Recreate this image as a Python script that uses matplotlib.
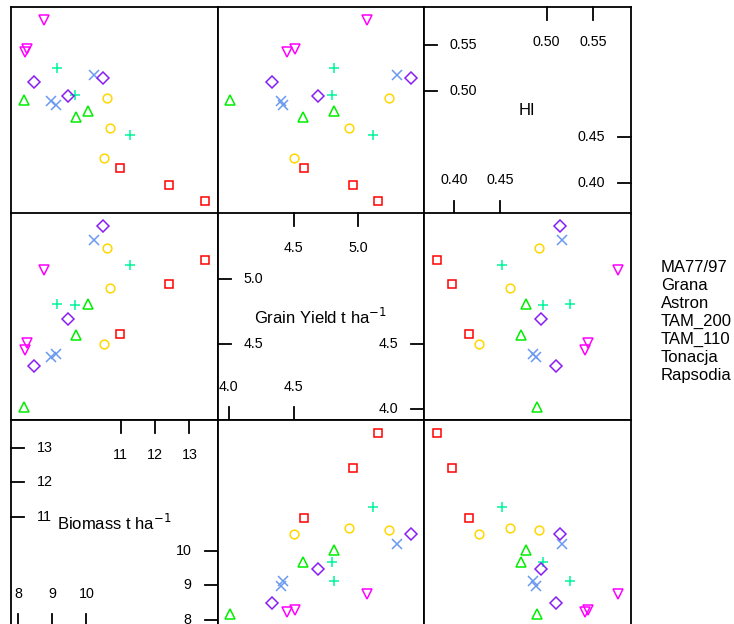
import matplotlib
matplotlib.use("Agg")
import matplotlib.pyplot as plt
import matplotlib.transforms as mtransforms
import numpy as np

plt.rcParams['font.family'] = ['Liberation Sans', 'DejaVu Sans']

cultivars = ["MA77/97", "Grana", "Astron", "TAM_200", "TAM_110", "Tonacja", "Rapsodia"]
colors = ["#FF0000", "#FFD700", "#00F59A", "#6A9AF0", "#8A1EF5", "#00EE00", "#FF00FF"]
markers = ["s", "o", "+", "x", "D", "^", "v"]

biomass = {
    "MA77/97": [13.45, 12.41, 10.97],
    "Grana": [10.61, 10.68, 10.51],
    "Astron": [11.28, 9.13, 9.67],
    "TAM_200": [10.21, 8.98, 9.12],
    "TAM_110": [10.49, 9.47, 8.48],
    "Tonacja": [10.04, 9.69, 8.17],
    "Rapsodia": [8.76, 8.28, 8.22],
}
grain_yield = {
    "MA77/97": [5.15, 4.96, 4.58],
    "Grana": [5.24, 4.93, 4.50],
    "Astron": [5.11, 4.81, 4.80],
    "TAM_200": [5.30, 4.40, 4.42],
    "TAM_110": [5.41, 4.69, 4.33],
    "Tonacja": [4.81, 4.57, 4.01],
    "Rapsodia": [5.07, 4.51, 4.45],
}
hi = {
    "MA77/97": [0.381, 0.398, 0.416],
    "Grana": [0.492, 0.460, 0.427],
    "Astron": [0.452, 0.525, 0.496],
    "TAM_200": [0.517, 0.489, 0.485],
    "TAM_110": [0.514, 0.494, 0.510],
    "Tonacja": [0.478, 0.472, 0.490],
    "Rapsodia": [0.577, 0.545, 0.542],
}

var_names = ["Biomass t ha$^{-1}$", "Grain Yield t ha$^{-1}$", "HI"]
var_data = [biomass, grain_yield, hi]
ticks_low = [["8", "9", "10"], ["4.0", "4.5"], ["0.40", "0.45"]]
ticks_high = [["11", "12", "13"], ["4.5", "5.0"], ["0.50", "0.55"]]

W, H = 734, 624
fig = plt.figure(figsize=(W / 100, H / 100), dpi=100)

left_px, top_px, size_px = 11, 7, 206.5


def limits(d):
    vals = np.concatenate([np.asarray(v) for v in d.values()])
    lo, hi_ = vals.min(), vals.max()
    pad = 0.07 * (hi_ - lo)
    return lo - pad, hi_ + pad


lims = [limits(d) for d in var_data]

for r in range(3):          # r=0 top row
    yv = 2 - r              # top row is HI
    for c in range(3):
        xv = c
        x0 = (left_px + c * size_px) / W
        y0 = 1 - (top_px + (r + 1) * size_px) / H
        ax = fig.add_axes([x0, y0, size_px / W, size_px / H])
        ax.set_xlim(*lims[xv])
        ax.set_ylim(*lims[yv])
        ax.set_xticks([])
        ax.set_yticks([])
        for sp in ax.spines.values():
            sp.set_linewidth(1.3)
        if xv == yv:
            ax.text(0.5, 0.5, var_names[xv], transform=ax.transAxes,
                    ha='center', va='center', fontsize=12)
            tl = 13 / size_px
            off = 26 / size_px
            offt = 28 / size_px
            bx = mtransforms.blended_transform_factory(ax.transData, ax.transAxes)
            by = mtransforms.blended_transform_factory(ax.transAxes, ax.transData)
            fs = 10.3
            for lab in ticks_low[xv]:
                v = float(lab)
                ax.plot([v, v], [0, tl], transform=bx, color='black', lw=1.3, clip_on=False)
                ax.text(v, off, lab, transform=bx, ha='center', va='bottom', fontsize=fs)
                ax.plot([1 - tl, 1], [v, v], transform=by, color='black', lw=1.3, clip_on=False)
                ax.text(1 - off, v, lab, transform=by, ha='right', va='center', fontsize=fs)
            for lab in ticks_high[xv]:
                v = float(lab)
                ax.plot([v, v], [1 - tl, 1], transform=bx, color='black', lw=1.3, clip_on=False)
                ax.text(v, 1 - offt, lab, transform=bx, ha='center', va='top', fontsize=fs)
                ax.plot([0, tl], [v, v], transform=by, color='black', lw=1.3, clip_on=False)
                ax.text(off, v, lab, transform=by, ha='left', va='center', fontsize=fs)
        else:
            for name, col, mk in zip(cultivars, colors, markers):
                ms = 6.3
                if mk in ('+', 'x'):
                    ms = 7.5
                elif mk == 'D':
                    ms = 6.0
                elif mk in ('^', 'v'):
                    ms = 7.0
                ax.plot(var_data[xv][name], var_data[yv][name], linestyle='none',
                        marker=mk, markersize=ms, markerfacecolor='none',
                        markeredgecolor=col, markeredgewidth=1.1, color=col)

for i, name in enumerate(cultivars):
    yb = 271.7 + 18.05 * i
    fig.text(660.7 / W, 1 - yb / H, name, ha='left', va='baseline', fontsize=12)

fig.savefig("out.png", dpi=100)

+-------+

Stated exercise » Give every line back word for word and leave the pictures out.

Complete answer »
Recreate this image as a Python script that uses matplotlib.
import matplotlib
matplotlib.use("Agg")
import matplotlib.pyplot as plt
import matplotlib.transforms as mtransforms
import numpy as np

plt.rcParams['font.family'] = ['Liberation Sans', 'DejaVu Sans']

cultivars = ["MA77/97", "Grana", "Astron", "TAM_200", "TAM_110", "Tonacja", "Rapsodia"]
colors = ["#FF0000", "#FFD700", "#00F59A", "#6A9AF0", "#8A1EF5", "#00EE00", "#FF00FF"]
markers = ["s", "o", "+", "x", "D", "^", "v"]

biomass = {
    "MA77/97": [13.45, 12.41, 10.97],
    "Grana": [10.61, 10.68, 10.51],
    "Astron": [11.28, 9.13, 9.67],
    "TAM_200": [10.21, 8.98, 9.12],
    "TAM_110": [10.49, 9.47, 8.48],
    "Tonacja": [10.04, 9.69, 8.17],
    "Rapsodia": [8.76, 8.28, 8.22],
}
grain_yield = {
    "MA77/97": [5.15, 4.96, 4.58],
    "Grana": [5.24, 4.93, 4.50],
    "Astron": [5.11, 4.81, 4.80],
    "TAM_200": [5.30, 4.40, 4.42],
    "TAM_110": [5.41, 4.69, 4.33],
    "Tonacja": [4.81, 4.57, 4.01],
    "Rapsodia": [5.07, 4.51, 4.45],
}
hi = {
    "MA77/97": [0.381, 0.398, 0.416],
    "Grana": [0.492, 0.460, 0.427],
    "Astron": [0.452, 0.525, 0.496],
    "TAM_200": [0.517, 0.489, 0.485],
    "TAM_110": [0.514, 0.494, 0.510],
    "Tonacja": [0.478, 0.472, 0.490],
    "Rapsodia": [0.577, 0.545, 0.542],
}

var_names = ["Biomass t ha$^{-1}$", "Grain Yield t ha$^{-1}$", "HI"]
var_data = [biomass, grain_yield, hi]
ticks_low = [["8", "9", "10"], ["4.0", "4.5"], ["0.40", "0.45"]]
ticks_high = [["11", "12", "13"], ["4.5", "5.0"], ["0.50", "0.55"]]

W, H = 734, 624
fig = plt.figure(figsize=(W / 100, H / 100), dpi=100)

left_px, top_px, size_px = 11, 7, 206.5


def limits(d):
    vals = np.concatenate([np.asarray(v) for v in d.values()])
    lo, hi_ = vals.min(), vals.max()
    pad = 0.07 * (hi_ - lo)
    return lo - pad, hi_ + pad


lims = [limits(d) for d in var_data]

for r in range(3):          # r=0 top row
    yv = 2 - r              # top row is HI
    for c in range(3):
        xv = c
        x0 = (left_px + c * size_px) / W
        y0 = 1 - (top_px + (r + 1) * size_px) / H
        ax = fig.add_axes([x0, y0, size_px / W, size_px / H])
        ax.set_xlim(*lims[xv])
        ax.set_ylim(*lims[yv])
        ax.set_xticks([])
        ax.set_yticks([])
        for sp in ax.spines.values():
            sp.set_linewidth(1.3)
        if xv == yv:
            ax.text(0.5, 0.5, var_names[xv], transform=ax.transAxes,
                    ha='center', va='center', fontsize=12)
            tl = 13 / size_px
            off = 26 / size_px
            offt = 28 / size_px
            bx = mtransforms.blended_transform_factory(ax.transData, ax.transAxes)
            by = mtransforms.blended_transform_factory(ax.transAxes, ax.transData)
            fs = 10.3
            for lab in ticks_low[xv]:
                v = float(lab)
                ax.plot([v, v], [0, tl], transform=bx, color='black', lw=1.3, clip_on=False)
                ax.text(v, off, lab, transform=bx, ha='center', va='bottom', fontsize=fs)
                ax.plot([1 - tl, 1], [v, v], transform=by, color='black', lw=1.3, clip_on=False)
                ax.text(1 - off, v, lab, transform=by, ha='right', va='center', fontsize=fs)
            for lab in ticks_high[xv]:
                v = float(lab)
                ax.plot([v, v], [1 - tl, 1], transform=bx, color='black', lw=1.3, clip_on=False)
                ax.text(v, 1 - offt, lab, transform=bx, ha='center', va='top', fontsize=fs)
                ax.plot([0, tl], [v, v], transform=by, color='black', lw=1.3, clip_on=False)
                ax.text(off, v, lab, transform=by, ha='left', va='center', fontsize=fs)
        else:
            for name, col, mk in zip(cultivars, colors, markers):
                ms = 6.3
                if mk in ('+', 'x'):
                    ms = 7.5
                elif mk == 'D':
                    ms = 6.0
                elif mk in ('^', 'v'):
                    ms = 7.0
                ax.plot(var_data[xv][name], var_data[yv][name], linestyle='none',
                        marker=mk, markersize=ms, markerfacecolor='none',
                        markeredgecolor=col, markeredgewidth=1.1, color=col)

for i, name in enumerate(cultivars):
    yb = 271.7 + 18.05 * i
    fig.text(660.7 / W, 1 - yb / H, name, ha='left', va='baseline', fontsize=12)

fig.savefig("out.png", dpi=100)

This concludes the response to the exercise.